Since HyCReD is being piloted for hydrogen fueling stations, a generic component hierarchy for these stations based on a representative set of six publicly-available, geographically-varied station designs was developed by West (2021) [5]. This approach combined functional decomposition with service-based decomposition to capture the function of the system as well as all of the necessary components for hydrogen reliability data. Based on the piping and instrumentation diagrams (P&IDs) reviewed, the generic component hierarchy developed detailed 6 subsystems and 21 functional groups with potential components under each functional group. This blended decomposition allows operators, maintenance personnel and reliability engineers to understand component failure in the context of system functions and operating conditions. This is critical to perform process-based risk assessment with a full understanding of system behavior and interactions between system functions, components, and system response as a whole.

Furthermore, a failure mode taxonomy was constructed from an analysis of seven publicly available failure modes and effects analyses (FMEAs) and failure mode sources. While no publicly available FMEAs for hydrogen fueling stations were found, FMEAs for similar systems such as hydrogen fuel cell vehicles and adjacent industries such as oil and gas were consulted. The resulting 33 failure modes and their definitions are initially validated through discussion with a team of five reliability engineering experts and through feedback from presentations as discussed earlier in this section.

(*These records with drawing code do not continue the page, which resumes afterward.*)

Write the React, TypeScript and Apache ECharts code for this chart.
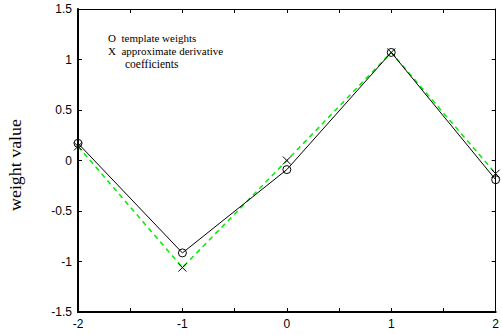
import React, { useEffect, useRef } from "react";
import * as echarts from "echarts";

const positions = [-2, -1, 0, 1, 2];
const templateWeights = [0.17, -0.915, -0.09, 1.07, -0.19];
const derivativeCoeffs = [0.14, -1.06, 0.0, 1.07, -0.13];
const xTickLabels = ["-2", "-1", "0", "1", "2"];
const yTickLabels = ["-1.5", "-1", "-0.5", "0", "0.5", "1", "1.5"];

const crossPath = "path://M0,0L10,10M10,0L0,10";
const circlePath = "path://M10,5A5,5,0,1,1,0,5A5,5,0,1,1,10,5Z";

export default function App() {
  const ref = useRef<HTMLDivElement>(null);
  useEffect(() => {
    if (!ref.current) return;
    const chart = echarts.init(ref.current, null, { renderer: "svg" });
    const sans = "Liberation Sans";
    const serif = "Liberation Serif";
    const hiddenAxisCommon = {
      axisLabel: { show: false },
      splitLine: { show: false },
      axisLine: { show: true, onZero: false, lineStyle: { color: "#000", width: 1 } },
      axisTick: { show: true, inside: true, length: 4, lineStyle: { color: "#000" } },
    };
    chart.setOption({
      animation: false,
      backgroundColor: "#fff",
      grid: { left: 78, right: 3, top: 9, bottom: 23, containLabel: false },
      xAxis: [
        {
          type: "value",
          min: -2,
          max: 2,
          interval: 0.5,
          position: "bottom",
          axisLine: { show: true, onZero: false, lineStyle: { color: "#000", width: 2 } },
          axisTick: { show: true, inside: true, length: 4, lineStyle: { color: "#000" } },
          splitLine: { show: false },
          axisLabel: {
            color: "#000",
            fontFamily: sans,
            fontSize: 12,
            margin: 6,
            formatter: (v: number) => {
              const i = positions.indexOf(v);
              return i >= 0 ? xTickLabels[i] : "";
            },
          },
        },
        {
          type: "value",
          min: -2,
          max: 2,
          interval: 0.5,
          position: "top",
          ...hiddenAxisCommon,
        },
      ],
      yAxis: [
        {
          type: "value",
          min: -1.5,
          max: 1.5,
          interval: 0.5,
          position: "left",
          axisLine: { show: true, onZero: false, lineStyle: { color: "#000", width: 2 } },
          axisTick: { show: true, inside: true, length: 4, lineStyle: { color: "#000" } },
          splitLine: { show: false },
          axisLabel: {
            color: "#000",
            fontFamily: sans,
            fontSize: 12,
            margin: 6,
            formatter: (v: number) => {
              const i = Math.round((v + 1.5) / 0.5);
              return yTickLabels[i] ?? "";
            },
          },
        },
        {
          type: "value",
          min: -1.5,
          max: 1.5,
          interval: 0.5,
          position: "right",
          ...hiddenAxisCommon,
        },
      ],
      series: [
        {
          type: "line",
          data: positions.map((x, i) => [x, derivativeCoeffs[i]]),
          lineStyle: { color: "#00ee00", width: 1.5, type: [5, 4] },
          symbol: crossPath,
          symbolSize: 8,
          itemStyle: { color: "none", borderColor: "#000", borderWidth: 1 },
          z: 2,
        },
        {
          type: "line",
          data: positions.map((x, i) => [x, templateWeights[i]]),
          lineStyle: { color: "#000", width: 1 },
          symbol: circlePath,
          symbolSize: 8,
          itemStyle: { color: "none", borderColor: "#000", borderWidth: 1 },
          z: 3,
        },
      ],
      graphic: [
        {
          type: "text",
          x: 16,
          y: 165,
          rotation: Math.PI / 2,
          scaleX: 1.12,
          style: {
            text: "weight value",
            font: `16px "${serif}"`,
            fill: "#000",
            align: "center",
            verticalAlign: "middle",
          },
        },
        { type: "text", left: 108, top: 32, style: { text: "O  template weights", font: `11px "${serif}"`, fill: "#000" } },
        { type: "text", left: 108, top: 45, style: { text: "X  approximate derivative", font: `11px "${serif}"`, fill: "#000" } },
        { type: "text", left: 125, top: 58, style: { text: "coefficients", font: `11.5px "${serif}"`, fill: "#000" } },
      ],
    });
    return () => chart.dispose();
  }, []);
  return (
    <div
      ref={ref}
      style={{ position: "fixed", left: 0, top: 0, width: 502, height: 335 }}
    />
  );
}
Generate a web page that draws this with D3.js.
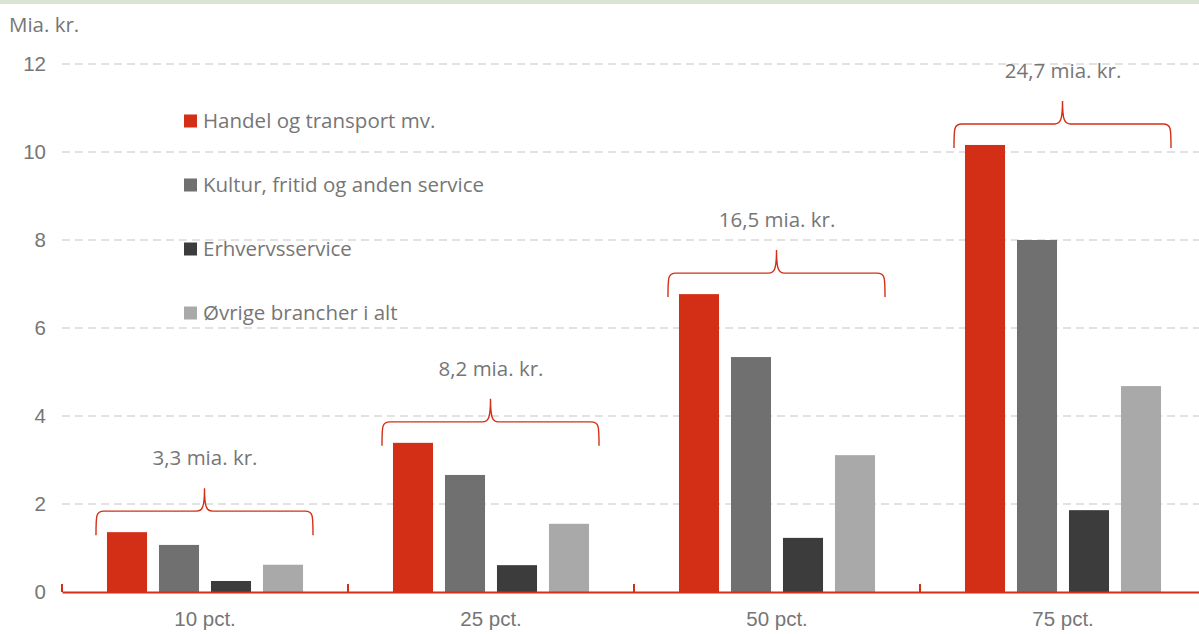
<!DOCTYPE html>
<html>
<head>
<meta charset="utf-8">
<script src="https://cdn.jsdelivr.net/npm/d3@7"></script>
<style>
  body { margin: 0; background: #fff; }
  svg { display: block; font-family: "Open Sans", sans-serif; }
</style>
</head>
<body>
<div id="chart"></div>
<script>
// categories and series
var categories = ["10 pct.", "25 pct.", "50 pct.", "75 pct."];
var seriesNames = ["Handel og transport mv.", "Kultur, fritid og anden service", "Erhvervsservice", "Øvrige brancher i alt"];
var handel = [1.36, 3.39, 6.77, 10.16];
var kultur = [1.07, 2.66, 5.34, 8.0];
var erhverv = [0.25, 0.61, 1.23, 1.86];
var oevrige = [0.62, 1.55, 3.11, 4.68];
var totals = [3.3, 8.2, 16.5, 24.7];
var yTicks = [0, 2, 4, 6, 8, 10, 12];
var colors = ["#d32f17", "#707070", "#3c3c3c", "#a9a9a9"];

var width = 1199, height = 634;
var margin = {left: 62, top: 64, bottom: 42};
var textColor = "#767676";
var fontSize = "20.5px";

var svg = d3.select("#chart").append("svg")
  .attr("width", width).attr("height", height);

// thin strip along the top edge
svg.append("rect").attr("x", 0).attr("y", 0).attr("width", width).attr("height", 4).attr("fill", "#d9e5d2");

var x = d3.scaleBand().domain(categories).range([margin.left, margin.left + 286 * 4]);
var inner = d3.scaleBand().domain(d3.range(4)).range([0, x.bandwidth()]).paddingInner(0.23).paddingOuter(0.865);
var y = d3.scaleLinear().domain([0, 12]).range([height - margin.bottom, margin.top]);

// dashed gridlines
svg.append("g").selectAll("line")
  .data(yTicks.filter(function (d) { return d > 0; }))
  .enter().append("line")
  .attr("x1", margin.left).attr("x2", width)
  .attr("y1", function (d) { return y(d); }).attr("y2", function (d) { return y(d); })
  .attr("stroke", "#d9d9d9").attr("stroke-width", 1.3).attr("stroke-dasharray", "8,5");

// y axis labels
var yAxis = d3.axisLeft(y).tickValues(yTicks).tickSize(0).tickPadding(16);
var yg = svg.append("g").attr("transform", "translate(" + margin.left + ",0)").call(yAxis);
yg.select(".domain").remove();
yg.selectAll("text").attr("fill", textColor).style("font-size", fontSize).attr("font-family", null);

svg.append("text").attr("x", 9).attr("y", 32).attr("fill", textColor)
  .style("font-size", fontSize).text("Mia. kr.");

// bars
var series = [handel, kultur, erhverv, oevrige];
var groups = svg.append("g").selectAll("g")
  .data(categories).enter().append("g")
  .attr("transform", function (d) { return "translate(" + x(d) + ",0)"; });

groups.selectAll("rect")
  .data(function (d, ci) { return series.map(function (s, si) { return {si: si, v: s[ci]}; }); })
  .enter().append("rect")
  .attr("x", function (d) { return inner(d.si); })
  .attr("width", inner.bandwidth())
  .attr("y", function (d) { return y(d.v); })
  .attr("height", function (d) { return y(0) - y(d.v); })
  .attr("fill", function (d) { return colors[d.si]; });

// x axis (red line with boundary ticks)
var xAxis = d3.axisBottom(x).tickSize(0).tickPadding(19);
var xg = svg.append("g").attr("transform", "translate(0," + y(0) + ")").call(xAxis);
xg.select(".domain").attr("stroke", "#d32f17").attr("stroke-width", 2);
xg.selectAll("text").attr("fill", textColor).style("font-size", fontSize).attr("font-family", null);
xg.selectAll(".sep").data(categories.concat([null])).enter().append("line")
  .attr("class", "sep")
  .attr("x1", function (d, i) { return margin.left + i * x.bandwidth(); })
  .attr("x2", function (d, i) { return margin.left + i * x.bandwidth(); })
  .attr("y1", -8).attr("y2", 0)
  .attr("stroke", "#d32f17").attr("stroke-width", 2);

// curly braces with totals
function bracePath(x0, x1, yb) {
  var xm = (x0 + x1) / 2, yh = yb - 24, yp = yb - 47, r = 8;
  return "M" + x0 + "," + yb +
    " C" + x0 + "," + (yh + 4) + " " + x0 + "," + yh + " " + (x0 + r) + "," + yh +
    " L" + (xm - 8) + "," + yh +
    " C" + (xm - 2) + "," + yh + " " + xm + "," + (yh - 4) + " " + xm + "," + yp +
    " C" + xm + "," + (yh - 4) + " " + (xm + 2) + "," + yh + " " + (xm + 8) + "," + yh +
    " L" + (x1 - r) + "," + yh +
    " C" + x1 + "," + yh + " " + x1 + "," + (yh + 4) + " " + x1 + "," + yb;
}

var fmt = function (v) { return d3.format(".1f")(v).replace(".", ",") + " mia. kr."; };

groups.append("path")
  .attr("d", function (d, i) {
    var x0 = inner(0) - 11, x1 = inner(3) + inner.bandwidth() + 10;
    return bracePath(x0, x1, y(handel[i]) + 3);
  })
  .attr("fill", "none").attr("stroke", "#d32f17").attr("stroke-width", 1.4);

groups.append("text")
  .attr("x", x.bandwidth() / 2)
  .attr("y", function (d, i) { return y(handel[i]) + 3 - 47 - 23; })
  .attr("text-anchor", "middle").attr("fill", textColor).style("font-size", fontSize)
  .text(function (d, i) { return fmt(totals[i]); });

// legend
var legend = svg.append("g").selectAll("g")
  .data(seriesNames).enter().append("g")
  .attr("transform", function (d, i) { return "translate(184," + (121 + i * 64) + ")"; });
legend.append("rect").attr("x", 0).attr("y", -6.5).attr("width", 13).attr("height", 13)
  .attr("fill", function (d, i) { return colors[i]; });
legend.append("text").attr("x", 19).attr("y", 0).attr("dy", "0.35em")
  .attr("fill", textColor).style("font-size", fontSize).text(function (d) { return d; });
</script>
</body>
</html>
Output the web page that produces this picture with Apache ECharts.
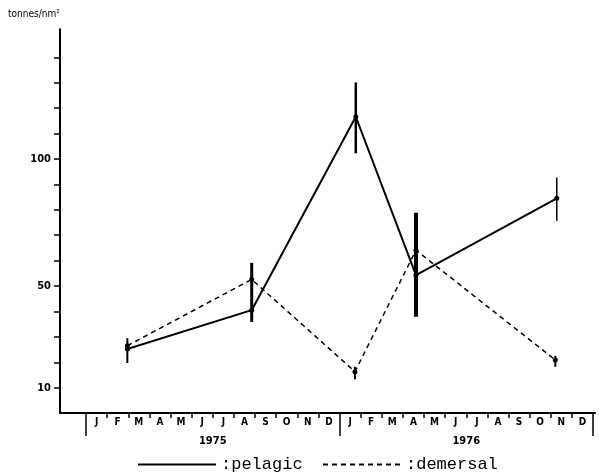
<!DOCTYPE html>
<html>
<head>
<meta charset="utf-8">
<title>pelagic / demersal</title>
<script src="https://cdn.jsdelivr.net/npm/echarts@6/dist/echarts.min.js"></script>
<style>
	html, body { margin: 0; padding: 0; background: #fff; }
	#main { width: 599px; height: 474px; }
</style>
</head>
<body>
<div id="main"></div>
<script>
// 月份 / 年份 刻度
var monthLabels = ['J','F','M','A','M','J','J','A','S','O','N','D','J','F','M','A','M','J','J','A','S','O','N','D'];
var yearLabels = ['1975','1976'];
var yTicks = [10,20,30,40,50,60,70,80,90,100,110,120,130,140];
var yLabels = [10,50,100];

// x = months since Jan 1975
var pelagicMonth = [1.96, 7.85, 12.78, 15.63, 22.30];
var pelagicValue = [25.2, 40.5, 116.6, 54.3, 84.5];
var pelagicLow = [19.7, 35.9, 102.2, 37.9, 75.7];
var pelagicHigh = [29.5, 59.1, 130.1, 78.8, 92.7];

var demersalMonth = [1.96, 7.85, 12.74, 15.63, 22.23];
var demersalValue = [26.5, 52.6, 16.3, 64.1, 20.9];
var demersalLow = [null, null, 13.3, null, 18.2];
var demersalHigh = [null, null, 18.2, null, 22.5];

var narrowFont = "'Liberation Sans Narrow','DejaVu Sans Condensed',sans-serif";
var monoFont = "'Liberation Mono','DejaVu Sans Mono',monospace";

function pairs(xs, ys){
	var out = [];
	for (var i = 0; i < xs.length; i++) {
		out.push([xs[i], ys[i]]);
	}
	return out;
}

function barData(xs, ys, lo, hi){
	var out = [];
	for (var i = 0; i < xs.length; i++) {
		out.push([xs[i], lo[i] == null ? '-' : lo[i], hi[i] == null ? '-' : hi[i], ys[i]]);
	}
	return out;
}

function errorBars(widths){
	return function(params, api){
		var x = api.value(0);
		var pt = api.coord([x, api.value(3)]);
		var children = [];
		var lo = api.value(1), hi = api.value(2);
		if (!isNaN(lo) && !isNaN(hi)) {
			var a = api.coord([x, lo]);
			var b = api.coord([x, hi]);
			children.push({
				type: 'line',
				shape: { x1: a[0], y1: a[1], x2: b[0], y2: b[1] },
				style: { stroke: '#000', lineWidth: widths[params.dataIndex] }
			});
		}
		children.push({
			type: 'circle',
			shape: { cx: pt[0], cy: pt[1], r: 2.5 },
			style: { fill: '#000' }
		});
		return { type: 'group', children: children };
	};
}

function legendFor(name, left){
	return {
		data: [name],
		left: left,
		top: 456,
		padding: 0,
		itemWidth: 78,
		itemHeight: 2,
		itemStyle: { opacity: 0 },
		selectedMode: false,
		formatter: ':{name}',
		textStyle: { fontFamily: monoFont, fontSize: 17, color: '#000' }
	};
}

var myChart = echarts.init(document.getElementById('main'));
var option = {
	backgroundColor: '#fff',
	animation: false,
	title: {
		text: 'tonnes/nm²',
		left: 3,
		top: 4,
		textStyle: { fontFamily: narrowFont, fontSize: 10, fontWeight: 'normal', color: '#000' }
	},
	legend: [
		legendFor('pelagic', 137),
		legendFor('demersal', 322)
	],
	grid: [
		{ left: 60, right: 4, top: 29.3, bottom: 60.9 },
		{ left: 86, right: 6, top: 413, height: 1 }
	],
	xAxis: [
		{
			type: 'value',
			gridIndex: 0,
			min: -1.23,
			max: 24.11,
			axisLine: { show: true, onZero: false, lineStyle: { color: '#000', width: 2 } },
			axisTick: { show: false },
			axisLabel: { show: false },
			splitLine: { show: false }
		},
		{
			type: 'category',
			gridIndex: 1,
			position: 'bottom',
			data: monthLabels,
			axisLine: { show: false },
			axisTick: { show: true, length: 4, lineStyle: { color: '#000', width: 1.5 } },
			axisLabel: { interval: 0, margin: 3, fontFamily: narrowFont, fontSize: 10, fontWeight: 'bold', color: '#000' }
		},
		{
			type: 'category',
			gridIndex: 1,
			position: 'bottom',
			data: yearLabels,
			axisLine: { show: false },
			axisTick: { show: true, length: 22, lineStyle: { color: '#000', width: 1.5 } },
			axisLabel: { interval: 0, margin: 22, fontFamily: narrowFont, fontSize: 11, fontWeight: 'bold', color: '#000' }
		}
	],
	yAxis: [
		{
			type: 'value',
			gridIndex: 0,
			min: 0,
			max: 151,
			axisLine: { show: true, onZero: false, lineStyle: { color: '#000', width: 2 } },
			axisTick: { show: true, length: 6, customValues: yTicks, lineStyle: { color: '#000', width: 1.5 } },
			axisLabel: { customValues: yLabels, margin: 9, fontFamily: narrowFont, fontSize: 11, fontWeight: 'bold', color: '#000' },
			splitLine: { show: false }
		},
		{
			type: 'value',
			gridIndex: 1,
			show: false
		}
	],
	series: [
		{
			name: 'pelagic',
			type: 'line',
			xAxisIndex: 0,
			yAxisIndex: 0,
			symbol: 'none',
			data: pairs(pelagicMonth, pelagicValue),
			lineStyle: { color: '#000', width: 2 },
			itemStyle: { color: '#000' }
		},
		{
			name: 'demersal',
			type: 'line',
			xAxisIndex: 0,
			yAxisIndex: 0,
			symbol: 'none',
			data: pairs(demersalMonth, demersalValue),
			lineStyle: { color: '#000', width: 1.5, type: [5, 4] },
			itemStyle: { color: '#000' }
		},
		{
			name: 'pelagic range',
			type: 'custom',
			xAxisIndex: 0,
			yAxisIndex: 0,
			data: barData(pelagicMonth, pelagicValue, pelagicLow, pelagicHigh),
			renderItem: errorBars([2, 3, 2.5, 4, 1.5]),
			z: 3
		},
		{
			name: 'demersal range',
			type: 'custom',
			xAxisIndex: 0,
			yAxisIndex: 0,
			data: barData(demersalMonth, demersalValue, demersalLow, demersalHigh),
			renderItem: errorBars([2, 2, 2, 2, 2]),
			z: 3
		}
	]
};
// 使用刚指定的配置项和数据显示图表。
myChart.setOption(option);
</script>
</body>
</html>
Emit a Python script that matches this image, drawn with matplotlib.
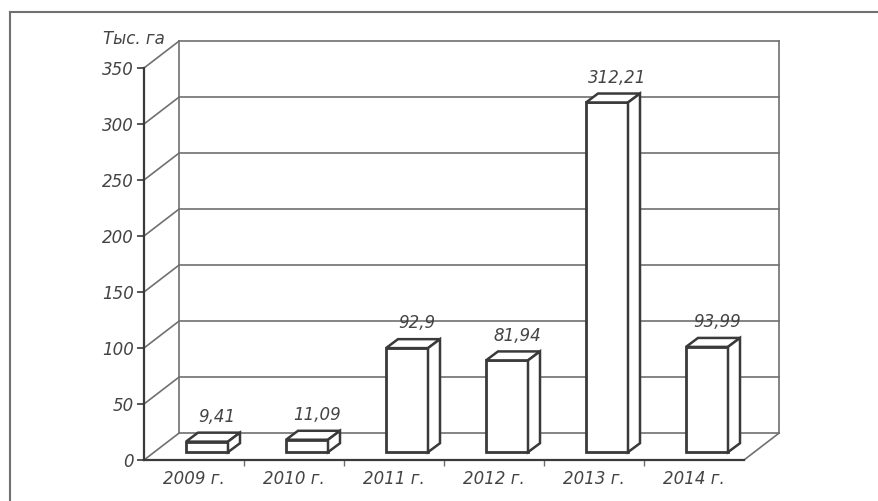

To demonstrate the viability of the proposed database, we sought to populate it based on available narrative descriptions of events that occurred in hydrogen fueling stations within the last 10 years. Five events were selected from H2Tools Lessons Learned, the Hydrogen Incident and Accident Database (HIAD), and an incident where we had direct access to the data provider. We determined that almost all of the system data could be readily obtained from the event descriptions. However, it was clear that information on component nominal working pressure, population and time in service (determined from installation date) were not generally reported in these sources. Further, we demonstrated that the component hierarchy was useful in specifying the subsystem, functional group and component that failed for each event. Developing component hierarchies for other hydrogen technologies (e.g., electrolyzers, vehicles, power generation systems) will be key to expanding HyCReD to these systems.

Through the HyCReD structure, we present a major step towards achieving the goal of having hydrogen component and system reliability data to support QRA, safety analysis, reliability analysis, and maintenance planning. The results generated from HyCReD can provide participants and stakeholders with tangible generating insights that enable prioritizing maintenance activities and targeting components with the highest failure probabilities, thereby eliminating costly downtime. This leads to improved station uptime, higher number of fills, and ultimately greater economic returns. Further, these insights lead to improved station designs for the future and enable targeted component research and development activities improving the most failure-prone components. For the wider hydrogen community, HyCReD will generate results that enable risk assessment models that can be used to help establish safety codes and standards. A proactive treatment of safety and reliability can help industry avoid overregulation and facilitate the wider adoption of profitable hydrogen technologies.